Netanyahu should resign, ‘he took Israel to the edge’: Union chief threatens to join protests, calls for elections

Histadrut union chief Arnon Bar-David (right) speaks at an event in Beersheba, February 17, 2024. (Youtube screenshot; used in accordance with clause 27a of the copyright law)
Histadrut union chief Arnon Bar-David (right) speaks at an event in Beersheba, February 17, 2024. (Youtube screenshot; used in accordance with clause 27a of the copyright law)

Arnon Bar-David, the head of the powerful Histadrut labor union, calls on Prime Minister Benjamin Netanyahu to take responsibility for the failure to prevent the October 7 massacres and call elections by the end of the year, warning that the union could join anti-government protests.
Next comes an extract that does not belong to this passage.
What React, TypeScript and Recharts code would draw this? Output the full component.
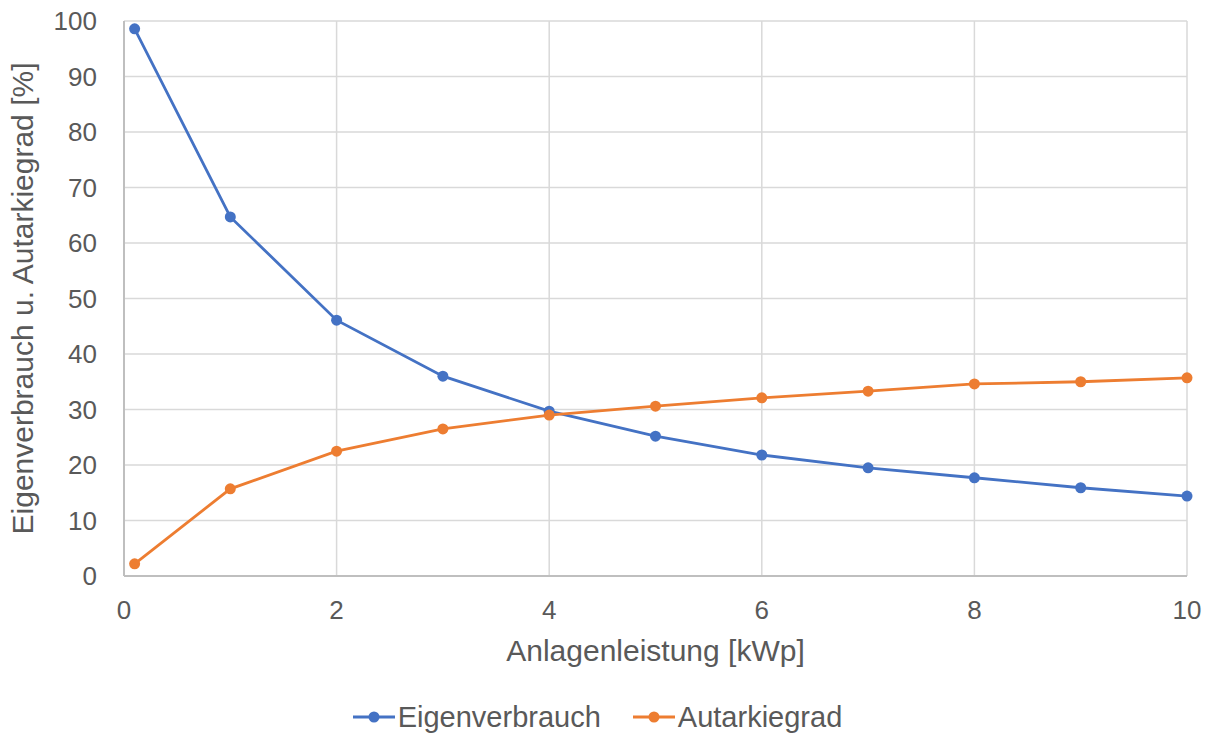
import React from 'react';
import { LineChart, Line, XAxis, YAxis, CartesianGrid, Legend, Label } from 'recharts';

const xValues = [0.1, 1, 2, 3, 4, 5, 6, 7, 8, 9, 10];
const eigenverbrauch = [98.6, 64.7, 46.1, 36.0, 29.7, 25.2, 21.8, 19.5, 17.7, 15.9, 14.4];
const autarkiegrad = [2.2, 15.7, 22.5, 26.5, 29.0, 30.6, 32.1, 33.3, 34.6, 35.0, 35.7];
const xTicks = [0, 2, 4, 6, 8, 10];
const yTicks = [0, 10, 20, 30, 40, 50, 60, 70, 80, 90, 100];

const BLUE = '#4472C4';
const ORANGE = '#ED7D31';
const TEXT = '#595959';
const FONT = '"Liberation Sans", Arial, sans-serif';

const data = xValues.map((x, i) => ({ x, e: eigenverbrauch[i], a: autarkiegrad[i] }));

const series = [
  { key: 'e', name: 'Eigenverbrauch', color: BLUE },
  { key: 'a', name: 'Autarkiegrad', color: ORANGE },
];

const LegendContent = () => (
  <div style={{ display: 'flex', justifyContent: 'center', alignItems: 'center', fontFamily: FONT, fontSize: 29, color: TEXT, paddingTop: 14, paddingLeft: 8 }}>
    {series.map((s, i) => (
      <div key={s.key} style={{ display: 'flex', alignItems: 'center', marginLeft: i ? 32 : 0 }}>
        <svg width={42} height={14} style={{ marginRight: 3 }}>
          <line x1={0} y1={7} x2={42} y2={7} stroke={s.color} strokeWidth={3} />
          <circle cx={21} cy={7} r={5.5} fill={s.color} />
        </svg>
        <span style={{ lineHeight: '34px' }}>{s.name}</span>
      </div>
    ))}
  </div>
);

export default function App() {
  return (
    <div style={{ position: 'absolute', left: 0, top: 0 }}>
      <LineChart width={1206} height={734} data={data} margin={{ top: 21, right: 19, left: 0, bottom: 0 }}>
        <CartesianGrid stroke="#d9d9d9" strokeWidth={1.5} />
        <XAxis
          dataKey="x"
          type="number"
          domain={[0, 10]}
          ticks={xTicks}
          height={110}
          tickLine={false}
          tickSize={0}
          tickMargin={25}
          axisLine={{ stroke: '#bfbfbf', strokeWidth: 2 }}
          tick={{ fill: TEXT, fontSize: 26, fontFamily: FONT }}
        >
          <Label value="Anlagenleistung [kWp]" position="insideBottom" offset={25} fill={TEXT} fontSize={30} fontFamily={FONT} />
        </XAxis>
        <YAxis
          type="number"
          domain={[0, 100]}
          ticks={yTicks}
          width={124}
          tickLine={false}
          tickSize={0}
          tickMargin={27}
          axisLine={{ stroke: '#bfbfbf', strokeWidth: 2 }}
          tick={{ fill: TEXT, fontSize: 26, fontFamily: FONT }}
          interval={0}
        >
          <Label value="Eigenverbrauch u. Autarkiegrad [%]" angle={-90} position="insideLeft" offset={22} style={{ textAnchor: 'middle' }} fill={TEXT} fontSize={30} fontFamily={FONT} />
        </YAxis>
        <Legend verticalAlign="bottom" height={48} content={<LegendContent />} />
        {series.map((s) => (
          <Line
            key={s.key}
            dataKey={s.key}
            name={s.name}
            stroke={s.color}
            strokeWidth={2.8}
            dot={{ r: 5.5, fill: s.color, stroke: s.color, strokeWidth: 0 }}
            activeDot={false}
            isAnimationActive={false}
          />
        ))}
      </LineChart>
    </div>
  );
}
The Netanyahu government “brought disaster upon Israel,” Hebrew media quotes Bar-David telling an event in the southern city of Beersheba.

“He took us to the edge, to a place we should not have been… We’re at a dead-end, and there’s only one way out: elections,” says Bar-David. “He should take responsibility for what happened, and then he should he decide for himself; if I was prime minister, I would resign.”

The union chief calls on Netanyahu to set a date for new elections, and warns that the union — which can shut down much of the economy — will join protests if Netanyahu tries to cling to power.

“The country cannot carry on like this… The State of Israel needs a restart,” he says, specifying that an agreed date for new elections should be set “for the end of the year, December — by then the war can be won.” It would be wrong to hold elections now, with the war continuing, and the dangers of escalation in the north, he says.

He adds: “We need to build something new. Everyone wants something new… for new people to enter politics… We can’t continue with the [current] 120 people in the Knesset… who do almost nothing for us.”

“We may have to take to the streets” to press for elections, he warns. “I hope that won’t be necessary.”

“And if the people [when they vote] want the same coalition… so be it. And if the people want change, there will be change.”

Even before the war, Israel had gone through “the worst year in its history, a year of polarization and divide and judicial revolution,” Bar-David says, referring to the coalition’s attempt to overhaul the judiciary. “And someone turned us into each other’s enemy, someone stirred up one sector against the other; the writing was on the wall.”

He denounces the pre-war focus on the judicial overhaul, when Israel should have focused on its external enemies.

Bar-David also appears to accuse Netanyahu of holding up a deal to free the hostages for political reasons.

“There is a deadline. We have to free the hostages and reach a deal, if it doesn’t happen because it doesn’t suit someone politically, then the government will fall apart,” Channel 12 quotes him as saying.

According to Ynet, Bar-David also told the gathering that he had spoken to Netanyahu and Finance Minister Bezalel Smotrich and urged them to adapt the budget to wartime, including shuttering several largely superfluous government ministries.

However, Bar-David says they refused.